In cta_group::2, scale factors follow the data they scale. SFA scales A, so it is split by M across the two CTAs, matching the A rows owned by each CTA. SFB scales B, which is shared by the two CTA halves of the computation, so SFB is multicast to both CTAs (Tensor Cores: tcgen05).
A Recurring Fragment#
Even though the surrounding memory path changes, one structure keeps returning: the m8n8-style register fragment.
On Ampere, ldmatrix builds that fragment so mma.sync can read it.
On Hopper, wgmma writes its accumulator as a register fragment for the epilogue.
On Blackwell, the accumulator lives in TMEM during compute, but tcgen05.ld loads it back into a register fragment before the epilogue processes and stores it (Special Memory: TMEM).

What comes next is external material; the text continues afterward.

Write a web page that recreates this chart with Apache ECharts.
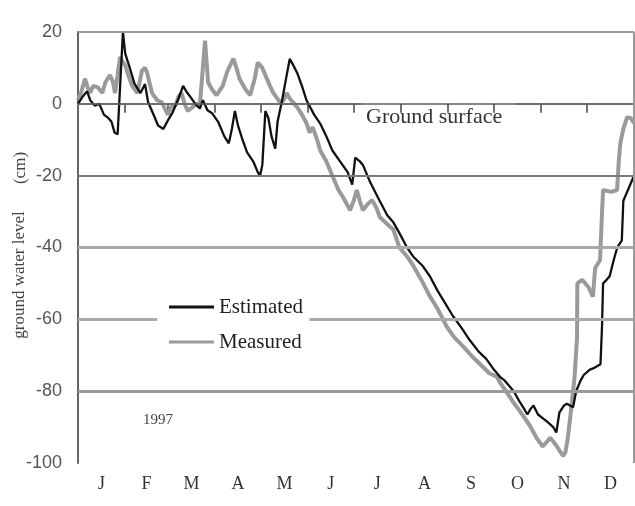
<!DOCTYPE html>
<html>
<head>
<meta charset="utf-8">
<script src="https://cdn.jsdelivr.net/npm/echarts@6/dist/echarts.min.js"></script>
<style>
  html, body { margin: 0; padding: 0; background: #fff; }
  #chart { width: 635px; height: 506px; }
</style>
</head>
<body>
<div id="chart"></div>
<script>
// Month labels and day-of-year boundaries (1997, not a leap year)
const months = ['J', 'F', 'M', 'A', 'M', 'J', 'J', 'A', 'S', 'O', 'N', 'D'];
const monthStarts = [0, 31, 59, 90, 120, 151, 181, 212, 243, 273, 304, 334, 365];
const yTicks = [20, 0, -20, -40, -60, -80, -100];

// Ground water level (cm) by day of year: [day, level]
const estimated = [
  [0, 0], [3, 2], [6, 3.5], [8, 1], [11, -0.5], [14, 0], [17, -3], [20, -4], [22, -5],
  [24, -8], [26, -8.5], [29.5, 20], [31, 14], [34, 10], [37, 5.7], [41, 3], [44, 5.5],
  [46, 0.5], [50.6, -4], [52.5, -6], [56, -7], [59, -4.6], [62, -2.5], [66, 1.5], [69, 5],
  [71, 3.5], [74, 1.8], [77, 0], [80, -1.3], [82, 1], [85, -1.8], [88, -2.6], [92, -5],
  [96, -9], [99, -11], [101, -7], [103, -2], [105, -6], [108, -10], [111, -13.5], [115, -16],
  [118, -19], [119.5, -20], [121, -17], [123, -2], [125, -4], [127, -9], [129.5, -12.5],
  [131, -5], [134, 1], [137, 8], [139, 12.5], [141, 11], [144, 8.5], [147, 5], [150, 1],
  [155, -3], [159, -5.5], [163, -9], [167, -13], [172, -16], [177, -19], [180, -22.5],
  [182, -15], [185, -16], [187, -17], [192, -22], [198, -27], [203, -31], [207, -33],
  [211, -36], [216, -40], [220, -42.5], [226, -45], [231, -48], [236, -52], [241, -55.5],
  [246, -59], [252, -62.5], [257, -65.7], [263, -69], [268, -71], [273, -74], [277, -76],
  [280, -77], [283, -78.5], [286, -80], [290, -83], [293, -85], [295, -86.5], [297, -85],
  [299, -84], [302, -86.5], [305, -87.5], [308, -88.5], [312, -90], [314, -91.5], [316, -86],
  [319, -84], [321, -83.5], [323, -84], [325, -84.5], [327, -80], [330, -77], [332, -75.5],
  [336, -74], [339, -73.5], [343, -72.5], [344, -62], [344.7, -50], [347, -49], [349, -48],
  [352, -43], [354, -40], [357, -38], [358, -27], [360, -25], [362, -23], [365, -20]
];

const measured = [
  [0, 1], [2, 3], [4.6, 7], [6, 5], [7.9, 3], [10, 5], [13, 4.6], [16, 3], [18, 6], [21, 8],
  [23, 6], [24.3, 3], [26, 8], [27.6, 13], [29, 12], [31, 10.7], [33, 8], [35.5, 5], [39, 3],
  [42, 9.3], [44, 10], [45.3, 8.75], [48.6, 3], [52, 1], [55, 0.4], [59, -3], [61, -1],
  [64, -0.4], [66, 2], [68, 3], [70, 0], [72, -2], [75, -1], [78, 0], [80, -0.4], [83.4, 17.6],
  [85.4, 6], [88, 4], [91, 2.4], [95, 5], [98, 9], [102, 12.6], [104, 10], [106, 7], [110, 4],
  [113, 2.4], [116, 7], [118, 11.5], [121, 10], [123, 8], [126, 5], [128, 3.2], [132.6, 0.4],
  [135, 1], [137, 3], [139, 1.5], [142, 0], [144, -1], [147, -3], [150, -5.4], [152, -8],
  [154, -6.5], [157, -10], [159, -13], [163, -16], [167, -20], [171, -24], [174, -26],
  [178.6, -29.6], [181, -27], [183, -24], [185, -27], [187, -29.6], [190, -28], [193, -26.8],
  [196, -29], [198, -31.5], [203, -33.5], [207, -35], [211, -40], [216, -42.5], [220, -45],
  [226, -49.5], [231, -53.6], [236, -57], [242, -62], [247, -65], [253, -67.6], [258, -70],
  [264, -72.5], [270, -75], [275, -76], [277, -77.6], [281, -80], [285.6, -83], [290, -85.5],
  [296.8, -89.7], [301, -93], [305, -95.4], [308, -94], [310, -93], [312, -94], [314.5, -95.4],
  [316, -96.5], [318.5, -98], [320, -97], [321.7, -92.6], [324, -84], [326, -76], [327.6, -65],
  [327.8, -50], [331, -49], [335, -51], [338, -53.7], [339.5, -45.7], [342.7, -43.5],
  [344, -30.4], [344.7, -24], [350, -24.5], [353.9, -24], [355, -16], [356, -11], [358, -7],
  [360.5, -3.7], [363, -4], [365, -5.4]
];

// Horizontal reference lines; the 0 and -60 lines leave room for the labels
const GROUND_GAP = [186, 287];
const LEGEND_GAP = [52, 152];

const midMonths = months.map((m, i) => (monthStarts[i] + monthStarts[i + 1]) / 2);

function hLine(y, x0, x1, color, width) {
  return [
    { coord: [x0, y], lineStyle: { color: color, width: width, type: 'solid' } },
    { coord: [x1, y] }
  ];
}

const gridLines = [
  hLine(20, 0, 365, '#9a9a9a', 2),
  hLine(0, 0, GROUND_GAP[0], '#666', 1.5),
  hLine(0, GROUND_GAP[1], 365, '#666', 1.5),
  hLine(-20, 0, 365, '#7a7a7a', 2),
  hLine(-40, 0, 365, '#aaa', 3),
  hLine(-60, 0, LEGEND_GAP[0], '#aaa', 3),
  hLine(-60, LEGEND_GAP[1], 365, '#aaa', 3),
  hLine(-80, 0, 365, '#9a9a9a', 3),
  [
    { coord: [365, 20], lineStyle: { color: '#9a9a9a', width: 2, type: 'solid' } },
    { coord: [365, -100] }
  ]
];

const chart = echarts.init(document.getElementById('chart'), null, { renderer: 'canvas' });

chart.setOption({
  animation: false,
  backgroundColor: '#fff',
  grid: { left: 78, right: 1, top: 32, bottom: 43, containLabel: false },
  xAxis: {
    type: 'value',
    min: 0,
    max: 365,
    axisLine: { show: true, lineStyle: { color: '#888', width: 2 } },
    axisTick: {
      show: true,
      customValues: monthStarts.slice(1),
      length: 9,
      lineStyle: { color: '#444', width: 1.5 }
    },
    axisLabel: {
      customValues: midMonths,
      formatter: (v) => months[midMonths.indexOf(v)] || '',
      margin: 12,
      fontFamily: 'Liberation Serif',
      fontSize: 18,
      color: '#333'
    },
    splitLine: { show: false }
  },
  yAxis: {
    type: 'value',
    min: yTicks[yTicks.length - 1],
    max: yTicks[0],
    interval: 20,
    axisLine: { show: true, lineStyle: { color: '#666', width: 2 } },
    axisTick: { show: false },
    axisLabel: {
      margin: 16,
      fontFamily: 'Liberation Sans',
      fontSize: 18,
      color: '#555'
    },
    splitLine: { show: false }
  },
  legend: {
    orient: 'vertical',
    left: 164,
    top: 291,
    icon: 'rect',
    itemWidth: 45,
    itemHeight: 3,
    itemGap: 13,
    data: ['Estimated', 'Measured'],
    textStyle: { fontFamily: 'Liberation Serif', fontSize: 21, lineHeight: 22, color: '#222' }
  },
  series: [
    {
      name: 'grid',
      type: 'line',
      data: [],
      silent: true,
      markLine: {
        silent: true,
        symbol: 'none',
        label: { show: false },
        data: gridLines
      }
    },
    {
      name: 'Measured',
      type: 'line',
      data: measured,
      showSymbol: false,
      symbol: 'none',
      lineStyle: { color: '#9a9a9a', width: 4 },
      itemStyle: { color: '#9a9a9a' },
      z: 3
    },
    {
      name: 'Estimated',
      type: 'line',
      data: estimated,
      showSymbol: false,
      symbol: 'none',
      lineStyle: { color: '#111', width: 2.3 },
      itemStyle: { color: '#111' },
      z: 4
    }
  ],
  graphic: [
    {
      type: 'text',
      x: 366, y: 117,
      style: {
        text: 'Ground surface',
        font: '22px "Liberation Serif"',
        fill: '#333',
        textVerticalAlign: 'middle'
      }
    },
    {
      type: 'text',
      x: 158, y: 420,
      style: {
        text: '1997',
        font: '15px "Liberation Serif"',
        fill: '#444',
        textAlign: 'center',
        textVerticalAlign: 'middle'
      }
    },
    {
      type: 'text',
      x: 20, y: 275,
      rotation: Math.PI / 2,
      style: {
        text: 'ground water level',
        font: '17px "Liberation Serif"',
        fill: '#444',
        textAlign: 'center',
        textVerticalAlign: 'middle'
      }
    },
    {
      type: 'text',
      x: 21, y: 168,
      rotation: Math.PI / 2,
      style: {
        text: '(cm)',
        font: '17px "Liberation Serif"',
        fill: '#444',
        textAlign: 'center',
        textVerticalAlign: 'middle'
      }
    }
  ]
});
</script>
</body>
</html>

So the fragment does not disappear. Its role changes. Earlier generations keep the accumulator there for the whole compute phase. Blackwell uses it mostly at the boundary between TMEM and the epilogue.
The Throughline#
The direction across the three generations is clear.

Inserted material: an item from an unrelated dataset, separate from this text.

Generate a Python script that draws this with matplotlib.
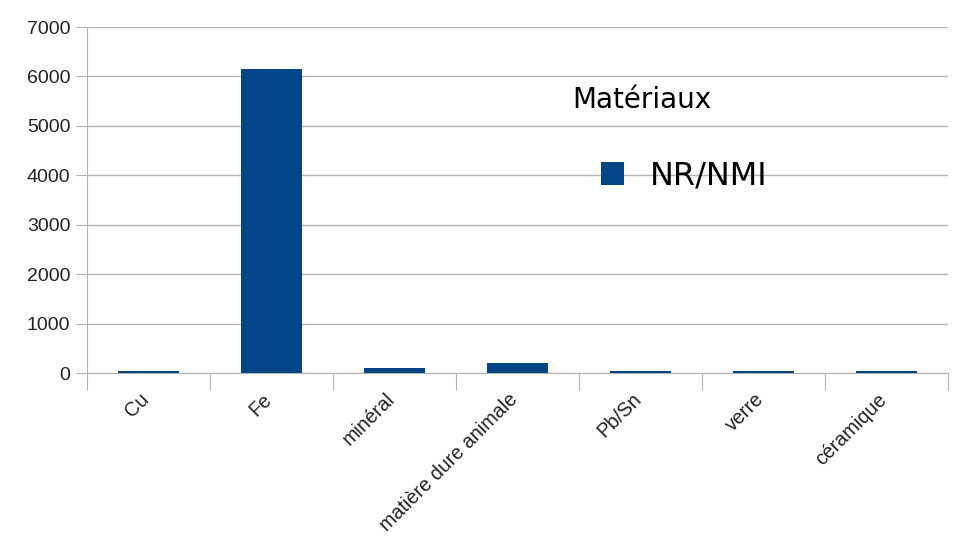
import matplotlib.pyplot as plt
import matplotlib.transforms as mtransforms
import numpy as np

categories = ['Cu', 'Fe', 'minéral', 'matière dure animale', 'Pb/Sn', 'verre', 'céramique']
values = [45, 6150, 100, 200, 45, 45, 45]
series_name = 'NR/NMI'
legend_title = 'Matériaux'

plt.rcParams['font.family'] = ['Liberation Sans', 'DejaVu Sans']

fig = plt.figure(figsize=(9.54, 5.45), dpi=100)
ax = fig.add_axes([87 / 954, 1 - 373 / 545, 861 / 954, 346 / 545])

x = np.arange(len(categories))
bars = ax.bar(x, values, width=0.5, color='#004586', label=series_name, zorder=3)

ax.set_xlim(-0.5, len(categories) - 0.5)
ax.set_ylim(0, 7000)
ax.set_yticks(np.arange(0, 7001, 1000))
ax.yaxis.grid(True, color='#b3b3b3', linewidth=1)
ax.set_axisbelow(True)

# ticks on the category boundaries, labels centered under the bars
ax.set_xticks(np.arange(len(categories) + 1) - 0.5)
ax.set_xticklabels([])
ax.set_xticks(x, minor=True)
ax.set_xticklabels(categories, minor=True, rotation=45, ha='right',
                   rotation_mode='anchor', fontsize=14.2, color='#222222')
ax.tick_params(axis='x', which='minor', length=0, pad=12)
ax.tick_params(axis='x', which='major', length=12, color='#b3b3b3')
ax.tick_params(axis='y', length=8, color='#b3b3b3', labelsize=14,
               labelcolor='#222222', pad=4)
shift = mtransforms.ScaledTranslation(-0.09, 0, fig.dpi_scale_trans)
for lab in ax.get_xticklabels(minor=True):
    lab.set_transform(lab.get_transform() + shift)

for s in ['top', 'right']:
    ax.spines[s].set_visible(False)
ax.spines['left'].set_color('#b3b3b3')
ax.spines['bottom'].set_color('#b3b3b3')

fig.text(572 / 954, 1 - 108 / 545, legend_title, fontsize=20,
         family=['DejaVu Sans'], va='baseline', ha='left')
ax.legend(handles=[bars], loc='center left', frameon=False,
          bbox_to_anchor=(601 / 954, 1 - 176 / 545),
          bbox_transform=fig.transFigure, borderpad=0, borderaxespad=0,
          handlelength=0.72, handleheight=0.72, handletextpad=0.8,
          prop={'family': 'DejaVu Sans', 'size': 23})

fig.savefig('out.png', dpi=100)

On Ampere, the kernel explicitly builds Tensor Core register fragments. Shared memory swizzle is mostly the kernel’s responsibility through index math.
On Hopper, the Tensor Core can read operands directly from shared memory through matrix descriptors. Swizzle becomes a named descriptor format shared by TMA and wgmma.
On Blackwell, the input side still uses shared memory operands, but the accumulator moves to TMEM. Block-scaled MMA also adds scale-factor operands that must be staged into TMEM.
The descriptors do not remove layout work. They make the contract explicit. The kernel still has to ensure that the data movement path, the memory layout, and the Tensor Core instruction all agree. A TMA descriptor that writes a swizzled SMEM tile, an MMA descriptor that reads that tile, and the layout attached to the buffer must all describe the same physical arrangement.
If any one of those pieces disagrees, the hardware will still run. It will just read the wrong bytes or read them slowly. That is why layout is not decoration around a Tensor Core kernel. It is part of the instruction interface.